A trio of talented young actors get stranded in the stark desert night of playwright Naomi Wallace’s cryptic drama The War Boys (★★). Perhaps familiar to some from the 2009 film adaptation, Ally Theatre’s production takes an oblique approach to Wallace’s story of three mismatched friends standing sentry at a remote section of the U.S.-Mexico border.
David (Eli Pendry), Greg (Jhonny Maldonado), and George (Robert Pike) aren’t members of law enforcement, or any official government agency. They’re barely of drinking age, if that, and more a ragtag band of restless vigilantes than stalwart guardians of the nation’s borders. They’re scared, angry kids — southwestern analogues to the suburban teens in Dear Evan Hansen, but hopped up on beer and hateful rhetoric, and with way too much idle time on their hands.
Bouncing off each other on their patch of Emily Lotz’s expansive desert set, evocatively lit by Katie McCreary, the boys while away the night chasing migrants away from the border. They boast of a deal with the Feds to earn ten dollars-a-head apprehending the men, women, and children who might make it across, but the trio lends greater focus to the stories they tell each other in the dark.
Pendry, as so-called “M-C-er” David — that is, middle-class and tightly wound — supplies a fuel line of post-collegiate resentment, and Maldonado is his combustible match as half-Texan, half-Mexican Greg. With Pike’s sensitive, working-class George, who lives to raise hell with his friends and take care of his ailing little brother, the trio conjures a potent atmosphere of macho anxiety and defensiveness. There’s sexual tension too, but no gay story content, despite the boys’ homoerotic habit of using each other to stand in for the women they fantasize about dominating.

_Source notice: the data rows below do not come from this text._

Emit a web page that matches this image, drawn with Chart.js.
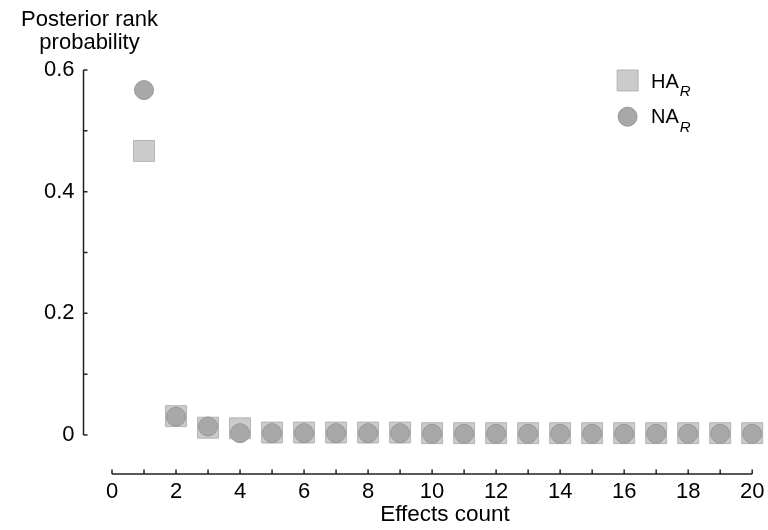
<!DOCTYPE html>
<html><head><meta charset="utf-8">
<script src="https://cdn.jsdelivr.net/npm/chart.js@4.4.1/dist/chart.umd.min.js"></script>
<style>html,body{margin:0;padding:0;background:#fff}#wrap{width:768px;height:530px}</style>
</head><body><div id="wrap"><canvas id="c" width="768" height="530"></canvas></div>
<script>
const effectsCount = [1,2,3,4,5,6,7,8,9,10,11,12,13,14,15,16,17,18,19,20];
const haR = [0.467,0.031,0.012,0.011,0.004,0.004,0.004,0.004,0.004,0.003,0.003,0.003,0.003,0.003,0.003,0.003,0.003,0.003,0.003,0.003];
const naR = [0.567,0.030,0.014,0.003,0.003,0.003,0.003,0.003,0.003,0.002,0.002,0.002,0.002,0.002,0.002,0.002,0.002,0.002,0.002,0.002];
const xTickLabels = ['0','2','4','6','8','10','12','14','16','18','20'];
const yTickLabels = ['0','0.2','0.4','0.6'];
const xMinorTicks = [0,1,2,3,4,5,6,7,8,9,10,11,12,13,14,15,16,17,18,19,20];
const yMinorTicks = [0,0.1,0.2,0.3,0.4,0.5,0.6];
const seriesNames = ['HA', 'NA'];
const yTitle = ['Posterior rank', 'probability'];
const xTitle = 'Effects count';

const FONT = '"Liberation Sans", Arial, Helvetica, sans-serif';
const haStyle = {pointStyle:'rect', radius:14.8, backgroundColor:'#cbcbcb', borderColor:'#b3b3b3', borderWidth:1};
const naStyle = {pointStyle:'circle', radius:9.5, backgroundColor:'#a8a8a8', borderColor:'#979797', borderWidth:1};

const customDraw = {
  id: 'customDraw',
  afterDraw(chart) {
    const ctx = chart.ctx;
    const xs = chart.scales.x, ys = chart.scales.y;
    const ca = chart.chartArea;
    ctx.save();
    ctx.strokeStyle = '#222';
    ctx.lineWidth = 1.5;
    // y axis (offset left)
    const axX = ca.left - 28.5;
    ctx.beginPath();
    ctx.moveTo(axX, ys.getPixelForValue(0));
    ctx.lineTo(axX, ys.getPixelForValue(0.6));
    yMinorTicks.forEach(v => {
      const p = ys.getPixelForValue(v);
      ctx.moveTo(axX, p); ctx.lineTo(axX + 4, p);
    });
    ctx.stroke();
    // x axis (offset below)
    const axY = ca.bottom + 39;
    ctx.beginPath();
    ctx.moveTo(xs.getPixelForValue(0), axY);
    ctx.lineTo(xs.getPixelForValue(20), axY);
    xMinorTicks.forEach(v => {
      const p = xs.getPixelForValue(v);
      ctx.moveTo(p, axY); ctx.lineTo(p, axY - 4.5);
    });
    ctx.stroke();
    // titles
    ctx.fillStyle = '#000';
    ctx.textAlign = 'center';
    ctx.textBaseline = 'alphabetic';
    ctx.font = '22px ' + FONT;
    ctx.fillText(yTitle[0], 89.5, 26);
    ctx.fillText(yTitle[1], 89.5, 48.5);
    ctx.font = '22.5px ' + FONT;
    ctx.fillText(xTitle, 445, 521);
    // legend
    const items = [[seriesNames[0], haStyle, 80.5, 88, 96], [seriesNames[1], naStyle, 116.7, 122.7, 131.5]];
    items.forEach(([name, st, cy, base, subBase]) => {
      ctx.fillStyle = st.backgroundColor;
      ctx.strokeStyle = st.borderColor;
      ctx.lineWidth = st.borderWidth;
      Chart.helpers.drawPoint(ctx, {pointStyle: st.pointStyle, radius: st.radius, rotation: 0, borderWidth: st.borderWidth}, 627.6, cy);
      ctx.fillStyle = '#000';
      ctx.textAlign = 'left';
      ctx.font = '20px ' + FONT;
      ctx.fillText(name, 651, base);
      const w = ctx.measureText(name).width;
      ctx.font = 'italic 15px ' + FONT;
      ctx.fillText('R', 651 + w + 1, subBase);
    });
    ctx.restore();
  }
};

new Chart(document.getElementById('c'), {
  type: 'scatter',
  data: {
    datasets: [
      Object.assign({label: 'HA_R', order: 2, clip: false, data: effectsCount.map((x,i)=>({x, y: haR[i]}))}, haStyle),
      Object.assign({label: 'NA_R', order: 1, clip: false, data: effectsCount.map((x,i)=>({x, y: naR[i]}))}, naStyle)
    ]
  },
  options: {
    responsive: false,
    devicePixelRatio: 1,
    animation: false,
    layout: {padding: {left: 0, top: 70, right: 15, bottom: 0}},
    plugins: {legend: {display: false}, tooltip: {enabled: false}},
    scales: {
      x: {
        type: 'linear', min: 0, max: 20,
        grid: {display: false, drawTicks: false},
        border: {display: false},
        afterFit(s) { s.height = 95; s.paddingLeft = 0; s.paddingRight = 0; },
        afterBuildTicks(s) { s.ticks = xTickLabels.map(t => ({value: Number(t)})); },
        ticks: {padding: 44, color: '#000', font: {family: FONT, size: 22}, maxRotation: 0, autoSkip: false,
          callback: (v) => xTickLabels.includes(String(v)) ? String(v) : ''}
      },
      y: {
        type: 'linear', min: 0, max: 0.6,
        grid: {display: false, drawTicks: false},
        border: {display: false},
        afterFit(s) { s.width = 112; s.paddingTop = 0; s.paddingBottom = 0; },
        afterBuildTicks(s) { s.ticks = yTickLabels.map(t => ({value: Number(t)})); },
        ticks: {padding: 37.5, color: '#000', font: {family: FONT, size: 22},
          callback: (v) => yTickLabels.find(t => Math.abs(Number(t) - v) < 1e-9) || ''}
      }
    }
  },
  plugins: [customDraw]
});
</script>
</body></html>
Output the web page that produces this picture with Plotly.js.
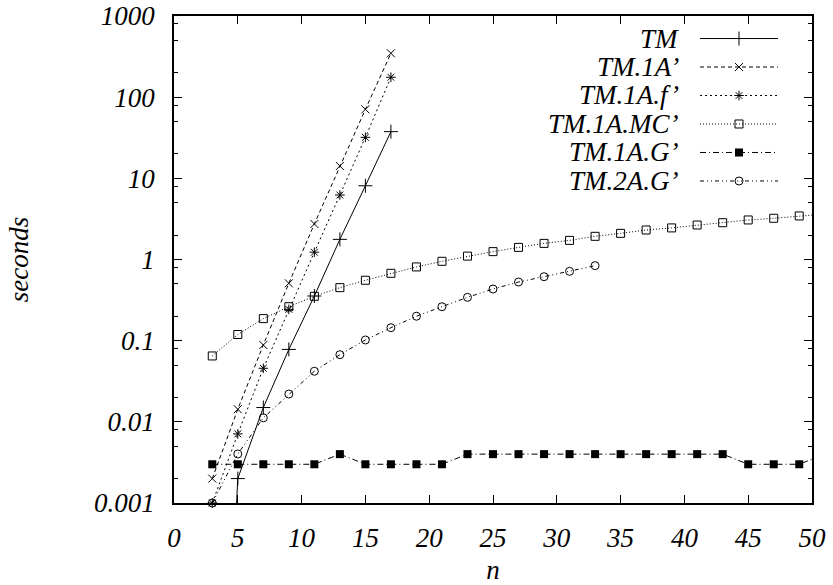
<!DOCTYPE html>
<html>
<head>
<meta charset="utf-8">
<script src="https://cdn.plot.ly/plotly-3.0.1.min.js"></script>
<style>
  html, body { margin: 0; padding: 0; background: #fff; }
  #chart { width: 833px; height: 585px; }
</style>
</head>
<body>
<div id="chart"></div>
<script>
// Run times (seconds) against problem size n, log scale.
const nShort = [3, 5, 7, 9, 11, 13, 15, 17];
const nMid = [3, 5, 7, 9, 11, 13, 15, 17, 19, 21, 23, 25, 27, 29, 31, 33];
const nLong = [3, 5, 7, 9, 11, 13, 15, 17, 19, 21, 23, 25, 27, 29, 31, 33,
               35, 37, 39, 41, 43, 45, 47, 49, 51];

const tmTimes = [1e-9, 0.002, 0.015, 0.078, 0.355, 1.77, 8.1, 37.6];
const tm1aTimes = [0.002, 0.0143, 0.0885, 0.509, 2.74, 14.2, 70.8, 347];
const tm1afTimes = [0.001, 0.0071, 0.0457, 0.243, 1.23, 6.23, 32, 176];
const tm1amcTimes = [0.0648, 0.119, 0.187, 0.262, 0.352, 0.45, 0.555, 0.676,
                     0.81, 0.95, 1.10, 1.25, 1.41, 1.58, 1.72, 1.93, 2.10,
                     2.31, 2.45, 2.66, 2.84, 3.07, 3.22, 3.44, 3.62];
const tm1agTimes = [0.003, 0.003, 0.003, 0.003, 0.003, 0.004, 0.003, 0.003,
                    0.003, 0.003, 0.004, 0.004, 0.004, 0.004, 0.004, 0.004,
                    0.004, 0.004, 0.004, 0.004, 0.004, 0.003, 0.003, 0.003, 0.004];
const tm2agTimes = [0.001, 0.00402, 0.0112, 0.022, 0.042, 0.0672, 0.102, 0.1445,
                    0.2, 0.262, 0.342, 0.433, 0.528, 0.614, 0.715, 0.84];

const seriesNames = ["TM", "TM.1A\u2019", "TM.1A.f\u2019", "TM.1A.MC\u2019", "TM.1A.G\u2019", "TM.2A.G\u2019"];

const xTickVals = [0, 5, 10, 15, 20, 25, 30, 35, 40, 45, 50];
const yTickVals = [0.001, 0.01, 0.1, 1, 10, 100, 1000];
const yTickText = ["0.001", "0.01", "0.1", "1", "10", "100", "1000"];
const yMinorVals = [0.002, 0.005, 0.008, 0.02, 0.05, 0.08, 0.2, 0.5, 0.8,
                    2, 5, 8, 20, 50, 80, 200, 500, 800];

const FONT = "serif";
const textFont = { family: FONT, size: 27, color: "#000", style: "italic" };

const INK = "#000";
const styles = [
  { line: { color: INK, width: 1, dash: "solid" },
    marker: { symbol: "cross-thin-open", size: 10, color: INK, line: { color: INK, width: 1 } } },
  { line: { color: INK, width: 1, dash: "4px,3px" },
    marker: { symbol: "x-thin-open", size: 8, color: INK, line: { color: INK, width: 1 } } },
  { line: { color: INK, width: 1, dash: "2px,3px" },
    marker: { symbol: "asterisk-open", size: 8, color: INK, line: { color: INK, width: 1 } } },
  { line: { color: INK, width: 1, dash: "1px,2px" },
    marker: { symbol: "square-open", size: 8, color: INK, line: { color: INK, width: 1 } } },
  { line: { color: INK, width: 1, dash: "6px,3px,1px,3px" },
    marker: { symbol: "square", size: 8, color: INK, line: { color: INK, width: 0 } } },
  { line: { color: INK, width: 1, dash: "4px,3px,1px,3px,1px,3px" },
    marker: { symbol: "circle-open", size: 8, color: INK, line: { color: INK, width: 1 } } }
];

const seriesX = [nShort, nShort, nShort, nLong, nLong, nMid];
const seriesY = [tmTimes, tm1aTimes, tm1afTimes, tm1amcTimes, tm1agTimes, tm2agTimes];

const traces = [];
seriesNames.forEach((name, i) => {
  // connecting line, clipped to the plot frame
  traces.push({
    type: "scatter", mode: "lines", name: name, showlegend: false,
    x: seriesX[i], y: seriesY[i], line: styles[i].line, cliponaxis: true,
    hoverinfo: "skip"
  });
  // point symbols, allowed to sit on the frame edge
  traces.push({
    type: "scatter", mode: "markers", name: name, showlegend: false,
    x: seriesX[i], y: seriesY[i], marker: styles[i].marker, cliponaxis: false
  });
});

// key: text on the left, sample line with symbol on the right
const keyX = [0, 0.5, 1];
const keyOpacity = [0, 1, 0];
seriesNames.forEach((name, i) => {
  traces.push({
    type: "scatter", mode: "lines+markers", showlegend: false, hoverinfo: "skip",
    xaxis: "x2", yaxis: "y2",
    x: keyX, y: keyX.map(() => i),
    line: styles[i].line,
    marker: Object.assign({}, styles[i].marker, { opacity: keyOpacity })
  });
});

const annotations = seriesNames.map((name, i) => ({
  text: name, xref: "paper", yref: "y2", x: 0.7947, y: i,
  xanchor: "right", yanchor: "middle", showarrow: false, font: textFont
}));

const axisCommon = {
  showline: true, linecolor: INK, linewidth: 1.5, mirror: "allticks",
  ticks: "inside", ticklen: 8, tickwidth: 1, tickcolor: INK,
  showgrid: false, zeroline: false, tickfont: textFont
};

const layout = {
  width: 833, height: 585,
  margin: { l: 174, r: 21, t: 16, b: 82 },
  paper_bgcolor: "#fff", plot_bgcolor: "#fff",
  showlegend: false,
  xaxis: Object.assign({}, axisCommon, {
    range: [0, 50], tickmode: "array", tickvals: xTickVals,
    ticklabelstandoff: 10,
    title: { text: "n", font: textFont, standoff: 12 }
  }),
  yaxis: Object.assign({}, axisCommon, {
    type: "log", range: [-3, 3], tickmode: "array",
    tickvals: yTickVals, ticktext: yTickText,
    ticklabelstandoff: 12,
    minor: { tickmode: "array", tickvals: yMinorVals, ticks: "inside", ticklen: 4, tickcolor: INK, tickwidth: 1, showgrid: false },
    title: { text: "seconds", font: textFont, standoff: 58 }
  }),
  xaxis2: { domain: [0.8245, 0.9467], range: [0, 1], visible: false, anchor: "y2", fixedrange: true },
  yaxis2: { domain: [0.632, 0.983], range: [5.5, -0.5], visible: false, anchor: "x2", fixedrange: true },
  annotations: annotations
};

Plotly.newPlot("chart", traces, layout, { displayModeBar: false });
</script>
</body>
</html>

Their stories, some involving sexual assault and gun violence, sound both painfully real, and exaggerated for maximum shock value. And, relayed via chunky stretches of monologue, the boys’ posturing yarns combine for an unwieldy whole.
Are they entertaining each other, or explaining themselves to…somebody important? As an exploration of young male conscience, it’s the play that leads the audience into the desert, then draws a gun but no conclusions. Director Matt Ripa sets a proper mood, but without lashing these wild boys to a defining rhythm or structure to help focus those meandering monologues. The War Boys’ schtick and crude follies gradually grow wearisome, even while their collective company retains a spark of suspense and intrigue.